Metal is often pigeonholed as a bastion of white dudes. How do you deal with it?

If you talk to females in metal you’re going to get different stories and experiences. There’s a lot of them in hard rock and metal and a lot will say they’ve had bad experiences by virtue of being female.  For me, it’s been a very positive experience. It’s brought awareness to Tetrarch that we wouldn’t have gotten any other way. If I weren’t in the band, it might not get people looking. What’s cool about me being part of Tetrarch is it’s different and people can identify us always. My experience in how I view it, and view myself within the band, is something different and it’s good. We might be at a festival and people might see the Black girl on stage with the guitar and instead of leaving to get a beer, they might stick around and might even become fans. It’s not a gimmick. It’s very rare that I’ve had a negative experience. 
Have you considered livestreaming or doing drive-in shows? 

The most important thing to Tetrarch is the live show and the connection we have with the audience.

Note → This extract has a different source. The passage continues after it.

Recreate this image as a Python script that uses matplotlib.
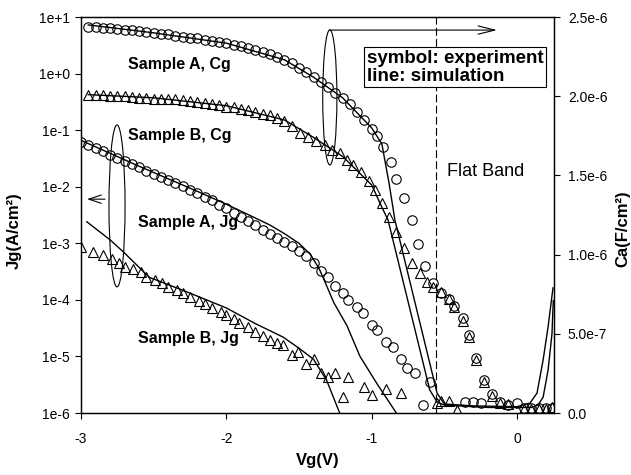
import numpy as np
import matplotlib
matplotlib.use('Agg')
import matplotlib.pyplot as plt
from matplotlib.patches import Ellipse
from matplotlib.ticker import NullLocator

plt.rcParams['font.family'] = ['Liberation Sans', 'DejaVu Sans']

# ---- gate current density, left axis (A/cm2) ----
vg_jg_a = [-3.00, -2.95, -2.90, -2.85, -2.80, -2.75, -2.70, -2.65, -2.60, -2.55,
           -2.50, -2.45, -2.40, -2.35, -2.30, -2.25, -2.20, -2.15, -2.10, -2.05,
           -2.00, -1.95, -1.90, -1.85, -1.80, -1.75, -1.70, -1.65, -1.60, -1.55,
           -1.50, -1.45, -1.40, -1.35, -1.30, -1.25, -1.20, -1.16, -1.10, -1.06,
           -1.00, -0.96, -0.90, -0.85, -0.80, -0.76, -0.70, -0.65, -0.60, -0.36,
           -0.30, -0.25]
jg_a = [6.3e-2, 5.5e-2, 4.8e-2, 4.2e-2, 3.6e-2, 3.2e-2, 2.8e-2, 2.5e-2, 2.2e-2, 1.9e-2,
        1.7e-2, 1.48e-2, 1.32e-2, 1.15e-2, 1.02e-2, 8.9e-3, 7.8e-3, 6.6e-3, 5.75e-3, 4.8e-3,
        4.2e-3, 3.5e-3, 2.95e-3, 2.45e-3, 2.1e-3, 1.7e-3, 1.48e-3, 1.26e-3, 1.07e-3, 8.9e-4,
        7.2e-4, 5.9e-4, 4.4e-4, 3.2e-4, 2.5e-4, 1.74e-4, 1.32e-4, 1.0e-4, 7.4e-5, 5.9e-5,
        3.6e-5, 2.95e-5, 1.82e-5, 1.48e-5, 8.9e-6, 6.3e-6, 5.1e-6, 1.38e-6, 3.5e-6, 1.55e-6,
        1.55e-6, 1.48e-6]
vg_jg_a_sim = [-3.00, -2.60, -2.20, -2.00, -1.80, -1.70, -1.60, -1.50, -1.42, -1.36,
               -1.31, -1.26, -1.17, -1.08, -0.96, -0.83]
jg_a_sim = [6.6e-2, 2.3e-2, 8.3e-3, 4.9e-3, 2.8e-3, 2.1e-3, 1.48e-3, 1.0e-3, 6.3e-4, 3.5e-4,
            1.78e-4, 8.9e-5, 3.5e-5, 1.0e-5, 3.2e-6, 1.0e-6]

vg_jg_b = [-3.00, -2.92, -2.85, -2.79, -2.74, -2.70, -2.64, -2.59, -2.55, -2.49,
           -2.44, -2.40, -2.34, -2.30, -2.25, -2.19, -2.15, -2.10, -2.04, -2.00,
           -1.95, -1.91, -1.85, -1.80, -1.75, -1.70, -1.65, -1.61, -1.55, -1.51,
           -1.45, -1.40, -1.35, -1.30, -1.25, -1.20, -1.16, -1.05, -1.00, -0.90,
           -0.80, -0.55, -0.52, -0.47, -0.41]
jg_b = [8.7e-4, 7.1e-4, 6.2e-4, 5.2e-4, 4.5e-4, 3.8e-4, 3.5e-4, 3.1e-4, 2.5e-4, 2.2e-4,
        2.0e-4, 1.7e-4, 1.48e-4, 1.32e-4, 1.12e-4, 9.5e-5, 8.5e-5, 7.2e-5, 6.2e-5, 5.4e-5,
        4.6e-5, 3.9e-5, 3.3e-5, 2.7e-5, 2.3e-5, 1.95e-5, 1.74e-5, 1.58e-5, 1.07e-5, 1.2e-5,
        7.4e-6, 8.9e-6, 5.2e-6, 4.4e-6, 5.1e-6, 1.9e-6, 4.4e-6, 2.9e-6, 2.1e-6, 2.7e-6,
        2.3e-6, 1.5e-6, 1.6e-6, 1.6e-6, 1.15e-6]
vg_jg_b_sim = [-2.96, -2.80, -2.71, -2.53, -2.30, -2.00, -1.80, -1.61, -1.50, -1.40,
               -1.31, -1.27, -1.22]
jg_b_sim = [2.4e-3, 1.15e-3, 7.1e-4, 2.5e-4, 1.48e-4, 7.2e-5, 3.8e-5, 2.2e-5, 1.4e-5, 8.9e-6,
            3.8e-6, 2.1e-6, 1.0e-6]

# ---- gate capacitance, right axis (uF/cm2) ----
vg_cg_a = [-2.95, -2.90, -2.85, -2.80, -2.75, -2.70, -2.65, -2.60, -2.55, -2.50,
           -2.45, -2.40, -2.35, -2.30, -2.25, -2.20, -2.15, -2.10, -2.05, -2.00,
           -1.95, -1.90, -1.85, -1.80, -1.75, -1.70, -1.65, -1.60, -1.55, -1.50,
           -1.45, -1.40, -1.35, -1.30, -1.25, -1.20, -1.15, -1.10, -1.05, -1.00,
           -0.96, -0.92, -0.87, -0.83, -0.78, -0.72, -0.68, -0.63, -0.58, -0.52,
           -0.47, -0.43, -0.37, -0.33, -0.28, -0.23, -0.17, -0.12, -0.06, 0.00,
           0.05, 0.10, 0.15, 0.20, 0.24]
cg_a = [2.44, 2.435, 2.43, 2.43, 2.425, 2.42, 2.415, 2.41, 2.405, 2.40,
        2.395, 2.39, 2.38, 2.375, 2.37, 2.365, 2.355, 2.35, 2.34, 2.335,
        2.325, 2.315, 2.305, 2.29, 2.28, 2.265, 2.25, 2.23, 2.21, 2.18,
        2.15, 2.12, 2.09, 2.06, 2.02, 1.99, 1.95, 1.90, 1.85, 1.79,
        1.75, 1.68, 1.585, 1.48, 1.357, 1.218, 1.07, 0.93, 0.82, 0.76,
        0.72, 0.675, 0.60, 0.49, 0.347, 0.208, 0.12, 0.07, 0.05, 0.063,
        0.03, 0.03, 0.03, 0.03, 0.03]
vg_cg_a_sim = [-2.95, -2.50, -2.00, -1.60, -1.40, -1.20, -1.00, -0.93, -0.88, -0.84,
               -0.55, -0.50, -0.30, 0.00, 0.09, 0.138, 0.18, 0.214, 0.248]
cg_a_sim = [2.45, 2.40, 2.335, 2.23, 2.12, 1.99, 1.80, 1.70, 1.45, 1.218,
            0.126, 0.057, 0.045, 0.04, 0.063, 0.126, 0.335, 0.543, 0.79]

vg_cg_b = [-2.95, -2.90, -2.85, -2.80, -2.75, -2.70, -2.65, -2.60, -2.55, -2.50,
           -2.45, -2.40, -2.35, -2.30, -2.25, -2.20, -2.15, -2.10, -2.05, -2.00,
           -1.95, -1.90, -1.85, -1.80, -1.75, -1.70, -1.65, -1.60, -1.55, -1.49,
           -1.44, -1.38, -1.32, -1.27, -1.22, -1.17, -1.13, -1.07, -1.02, -0.98,
           -0.93, -0.88, -0.83, -0.78, -0.72, -0.67, -0.62, -0.58, -0.52, -0.47,
           -0.43, -0.37, -0.33, -0.28, -0.23, -0.17, -0.12, -0.06, 0.05, 0.10,
           0.15, 0.20, 0.24]
cg_b = [2.01, 2.005, 2.005, 2.0, 2.0, 2.0, 1.995, 1.99, 1.99, 1.985,
        1.985, 1.98, 1.98, 1.975, 1.97, 1.965, 1.96, 1.95, 1.945, 1.935,
        1.93, 1.92, 1.91, 1.90, 1.89, 1.88, 1.865, 1.845, 1.81, 1.77,
        1.74, 1.72, 1.69, 1.66, 1.64, 1.60, 1.566, 1.52, 1.465, 1.41,
        1.326, 1.237, 1.143, 1.04, 0.947, 0.884, 0.827, 0.795, 0.764, 0.72,
        0.67, 0.58, 0.48, 0.335, 0.196, 0.107, 0.063, 0.057, 0.025, 0.025,
        0.025, 0.025, 0.035]
vg_cg_b_sim = [-2.95, -2.50, -2.00, -1.60, -1.40, -1.20, -1.00, -0.93, -0.887, -0.60,
               -0.55, -0.50, -0.20, 0.10, 0.145, 0.18, 0.214, 0.241, 0.25]
cg_b_sim = [2.01, 1.99, 1.94, 1.85, 1.74, 1.62, 1.44, 1.30, 1.218, 0.145,
            0.07, 0.05, 0.035, 0.035, 0.05, 0.10, 0.27, 0.50, 0.71]

flat_band = -0.557
ytick_left = ['1e-6', '1e-5', '1e-4', '1e-3', '1e-2', '1e-1', '1e+0', '1e+1']
ytick_right = ['0.0', '5.0e-7', '1.0e-6', '1.5e-6', '2.0e-6', '2.5e-6']
cap_unit = 1e-6

fig = plt.figure(figsize=(6.31, 4.75), dpi=100)
ax = fig.add_axes([0.1284, 0.1305, 0.7496, 0.8337])
ax2 = ax.twinx()

mk = dict(mfc='none', mec='k', mew=0.8, ls='none')
ax.plot(vg_jg_a, jg_a, marker='o', ms=6.8, **mk)
ax.plot(vg_jg_b, jg_b, marker='^', ms=6.8, **mk)
ax.plot(vg_jg_a_sim, jg_a_sim, color='k', lw=1.0)
ax.plot(vg_jg_b_sim, jg_b_sim, color='k', lw=1.0)

ax2.plot(vg_cg_a, np.array(cg_a) * cap_unit, marker='o', ms=6.8, **mk)
ax2.plot(vg_cg_b, np.array(cg_b) * cap_unit, marker='^', ms=6.8, **mk)
ax2.plot(vg_cg_a_sim, np.array(cg_a_sim) * cap_unit, color='k', lw=1.0)
ax2.plot(vg_cg_b_sim, np.array(cg_b_sim) * cap_unit, color='k', lw=1.0)
ax2.axvline(flat_band, color='k', lw=0.8, ls=(0, (7, 3)))

ax.set_yscale('log')
ax.set_ylim(1e-6, 1e1)
ax.set_xlim(-3, 0.255)
ax.set_yticks([10.0 ** k for k in range(-6, 2)])
ax.set_yticklabels(ytick_left)
ax.yaxis.set_minor_locator(NullLocator())
ax.set_xticks([-3, -2, -1, 0])
ax.set_xticklabels(['-3', '-2', '-1', '0'])
ax.tick_params(axis='y', direction='out', length=4, width=0.8, labelsize=10, pad=4)
ax.tick_params(axis='x', direction='out', length=4, width=0.8, labelsize=10, pad=10)

ax2.set_ylim(0, 2.5e-6)
ax2.set_yticks([0, 5e-7, 1e-6, 1.5e-6, 2e-6, 2.5e-6])
ax2.set_yticklabels(ytick_right)
ax2.tick_params(axis='y', direction='out', length=4, width=0.8, labelsize=10, pad=6)

for a in (ax, ax2):
    for s in a.spines.values():
        s.set_linewidth(0.9)

ax.set_xlabel('Vg(V)', fontsize=12, fontweight='bold')
ax.xaxis.set_label_coords(0.5, -0.102)
ax.set_ylabel('Jg(A/cm²)', fontsize=12, fontweight='bold')
ax.yaxis.set_label_coords(-0.125, 0.46)
ax2.set_ylabel('Ca(F/cm²)', rotation=90, fontsize=12, fontweight='bold')
ax2.yaxis.set_label_coords(1.13, 0.465)

# annotations
tr = ax2.transAxes
ax2.add_patch(Ellipse((0.0761, 0.523), 0.034, 0.409, transform=tr,
                      fill=False, ec='k', lw=0.8))
ax2.add_patch(Ellipse((0.526, 0.797), 0.030, 0.341, transform=tr,
                      fill=False, ec='k', lw=0.8))
ax2.annotate('', xy=(0.0127, 0.540), xytext=(0.0507, 0.540), xycoords=tr,
             arrowprops=dict(arrowstyle='->,head_length=0.9,head_width=0.3',
                             lw=0.8, color='k', shrinkA=0, shrinkB=0))
ax2.annotate('', xy=(0.8795, 0.967), xytext=(0.526, 0.967), xycoords=tr,
             arrowprops=dict(arrowstyle='->,head_length=1.2,head_width=0.3',
                             lw=0.8, color='k', shrinkA=0, shrinkB=0))

lab = dict(transform=tr, fontsize=11.5, fontweight='bold', va='center', ha='left')
ax2.text(0.099, 0.879, 'Sample A, Cg', **lab)
ax2.text(0.099, 0.702, 'Sample B, Cg', **lab)
ax2.text(0.120, 0.480, 'Sample A, Jg', **lab)
ax2.text(0.120, 0.189, 'Sample B, Jg', **lab)
ax2.text(0.774, 0.609, 'Flat Band', transform=tr, fontsize=13, va='center', ha='left')
ax2.text(0.604, 0.873, 'symbol: experiment\nline: simulation', transform=tr,
         fontsize=13.5, fontweight='bold', va='center', ha='left', linespacing=1.05,
         bbox=dict(boxstyle='square,pad=0.15', fc='white', ec='k', lw=0.8))

fig.savefig('out.png', dpi=100)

We’re very picky about how we present ourselves live. We like to be well-rehearsed and have that live energy. For a livestream we want to perform as we would a live show. If an opportunity was offered in that context we would look at it. But we have a lot of things we can release content-wise to keep our connection with fans.

You’ve had several years of experience and navigating changes in the business. 

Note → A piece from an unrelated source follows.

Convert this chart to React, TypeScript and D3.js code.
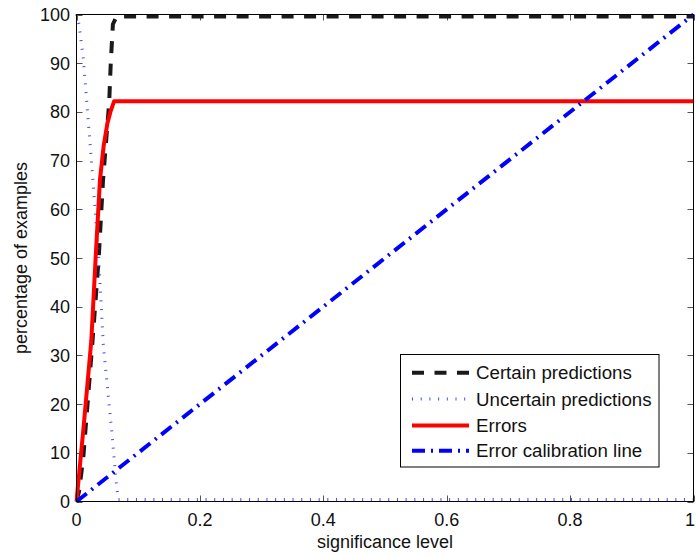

Especially with label deals, it’s about being smart and doing smart deals. When you are not on the road, some might get in a position where they give away the rights to their whole lives and end up with nothing to show for it. You have to find a way to be creative outside of that. But it’s business, and always about adapting, making changes and transitions. 

Your father is a concert promoter and you grew up around R&B and Soul in your home. How did you get attracted to metal?

I was always a really strange kid (laughs).  I was cocky, into motocross riding and bass fishing. I was in private school and I had this friend, a little older than me, and when you’re a kid anyone a little bit older seems 
so cool. She was always talking about Nirvana and Kurt Cobain, Pearl Jam, System of a Down and those bands. From that point on, I got into it and it kind of fit my personality. I would only listen to rock radio, learn all the band names, and learn all the songs by bands like Linkin Park, Disturbed, Korn and a bunch of others. I started playing guitar and it’s like I just found it and never looked back.